British intelligence agencies are engaged in heightened monitoring of subjects of interest after the death of the Islamic State leader Abu Bakr al-Baghdadi to safeguard against the possibility of revenge attacks in the UK.
The response covers about 3,000 people in the UK and abroad who are believed by MI5 to have connections to Isis or who could be inspired by the group to launch terrorist attacks in Britain.
Rafaello Pantucci, a terrorism expert and director at the Royal United Services Institute thinktank, said: “The most immediate concern will be that major terrorism events often prompt actions by copycats or in revenge.”
However, there are no plans to adjust the overall threat level, which remains at severe. That means a terrorist attack is considered “highly likely” by the intelligence agencies.
The highest level, critical, when an attack is deemed “highly likely in the near future”, has only been briefly invoked in the past, most recently in 2017 after the Manchester Arena bombing and the bomb attack at Parsons Green tube station in London.
Terrorist plots in the UK are still directed from the Middle East by Isis supporters, intelligence sources say, although the principal fear revolves around lone actors, who may not have any known Islamist links and who may not be on the security agencies’ watchlist.
Isis has long encouraged individuals to act, and then claims responsibility afterwards, as happened with the London Bridge attack of June 2017. In the year before, the ringleader Khuram Butt had been caught with large quantities of Isis propaganda on his laptop, although he was not prosecuted.
The terrorist group is still considered to be the No 1 threat to the UK by the security agencies, even though it had already been dramatically weakened before the death of Baghdadi, with the loss of its territory at the hands of the combined Syrian Kurdish forces and the US-led coalition.
But there was already deep concern that the Turkish invasion of the Kurdish-held territory in northern Syrian earlier this month could set back progress, with a particular fear that foreign fighters held in Kurdish detention could be released or escape.
Last week, James Jeffrey, the US special representative for Syria engagement, told Congress that about 100 Isis prisoners were thought to have escaped, and that there whereabout was unknown, although Turkey has since claimed that some have been recaptured.
The anxiety in the UK and among other western nations is that foreign Isis fighters – roughly a sixth of the total held in Syria – could pose a particular risk because they may try and direct plots back in their home countries.
The UK believes there are about 60 British men and women in Syrian prisons or refugee camps, believed to among the strongest Isis supporters, because they stuck with the self-styled caliphate until its final days.
The UK and other European countries have refused to take back foreign fighters to put them on trial, fearing that they may not be able to charge them with war crimes, to the irritation of Donald Trump.
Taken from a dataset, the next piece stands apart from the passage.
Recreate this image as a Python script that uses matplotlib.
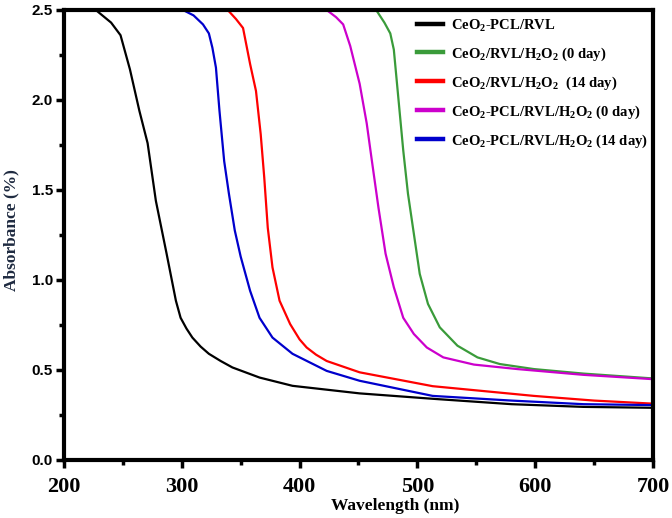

In the aftermath of announcing the death of Baghdadi on Sunday, the US president even suggested he would “drop them right on your border. And you can have fun capturing them again.” His remarks were not being taken seriously in the UK.
Whatever the perceived short-term risks, analysts said the long-term impact of Baghdadi’s death was unclear. There is hope the seizure of materials from his last hiding place will yield intelligence dividends, details on the organisationIsis and other key figures in the group.
Pantucci said Islamist groups had been “waxing and waning in the region of Syria and Iraq for the past 20 years, taking advantage of where there has been political weakness and ungoverned space. But as long as there is a sense of anger on the ground, then it, or a successor organisation could well return.”